Audio cannot wait its turn. The fix was to give it a turn it cannot be denied: a separate high-priority interrupt executor at priority P6, with the audio task spawned onto it. Now the audio refill preempts the present loop. Even with a cart hammering the CPU mid-frame, the refill fires on its interrupt, tops up the ring, and gets out. After that, the report I was after:

A3 done. fcsynth plays the Solais music on-device. 0 underruns with the full four-voice mix.
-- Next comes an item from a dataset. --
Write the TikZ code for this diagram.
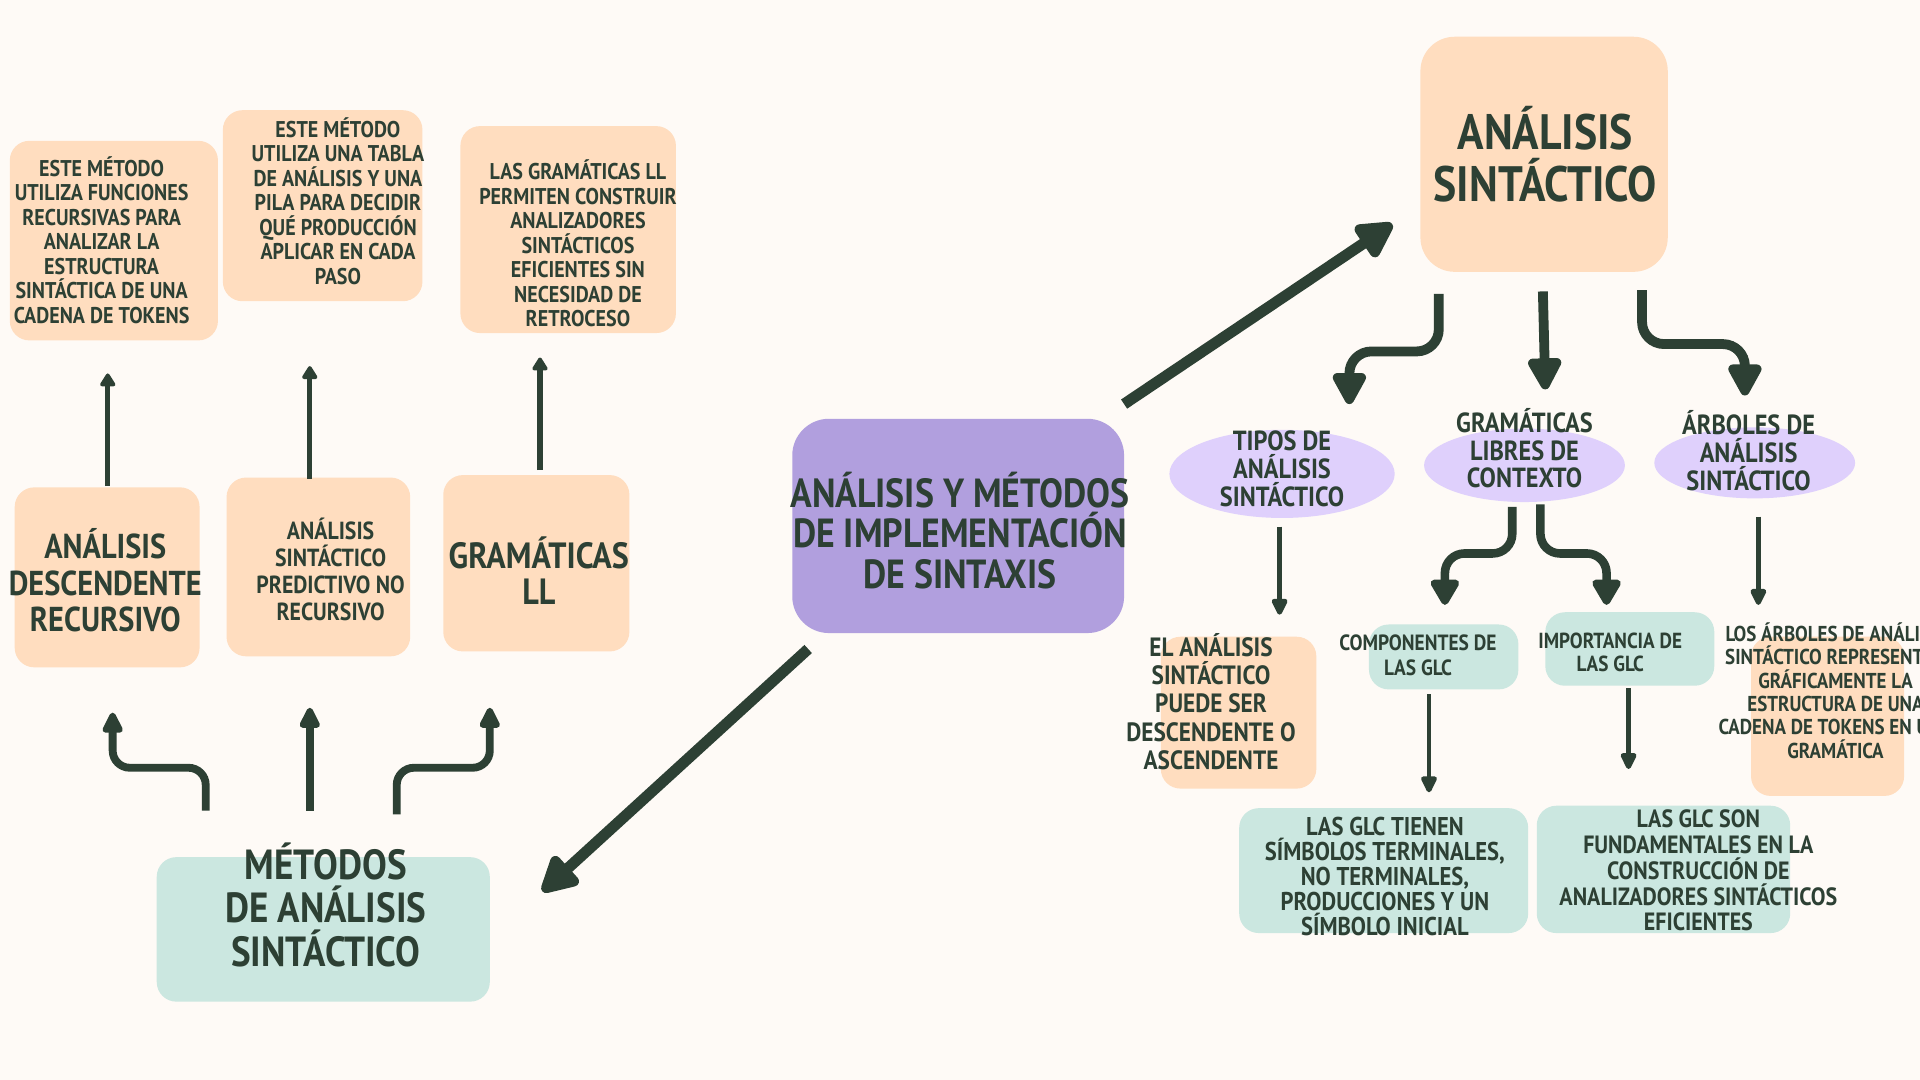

The synth itself, about 22 KB of state, lives in the D2 SRAM in a dedicated .d2_bss section, because the AXI bank is full of framebuffers.

The synth, briefly

fcsynth is a no_std library with no allocation: fixed arrays for the sound and music regions, fixed delay lines for reverb. On the host build it uses the normal float methods; on the bare-metal build it pulls powf, floor, and friends from libm through a small trait. It implements the parts of PICO-8's audio that make it sound like PICO-8: the seven per-note effects (slide, vibrato, pitch drop, fade in, fade out, and two arpeggios), custom instruments, the per-effect filter bits (buzz, noise, detune, reverb, low-pass dampening), and music as chained patterns of four channels each.

One thing I tried and threw away

PICO-8's square and pulse waves have hard edges, and on some carts the attacks "spit" a little. I built an anti-click envelope: a roughly 1.5 ms ramp on each note, a short release tail, oscillator state carried across retriggers. By the numbers it was a clear win. A ten-second capture of a title theme went from about 22 transient spikes down to 8, and the peak came down too.

It sounded worse. The ramp softened the attacks just enough to sand off the character that makes PICO-8 audio feel sharp and immediate. The measurement said better, my ears said worse, and on something whose entire point is how it sounds, the ears win. I reverted it. If I revisit it, it will be a much shorter ramp, no soft clip, no release tail, and I will A/B it by ear before it goes anywhere near a commit. Metrics are not the judge here. The speaker is.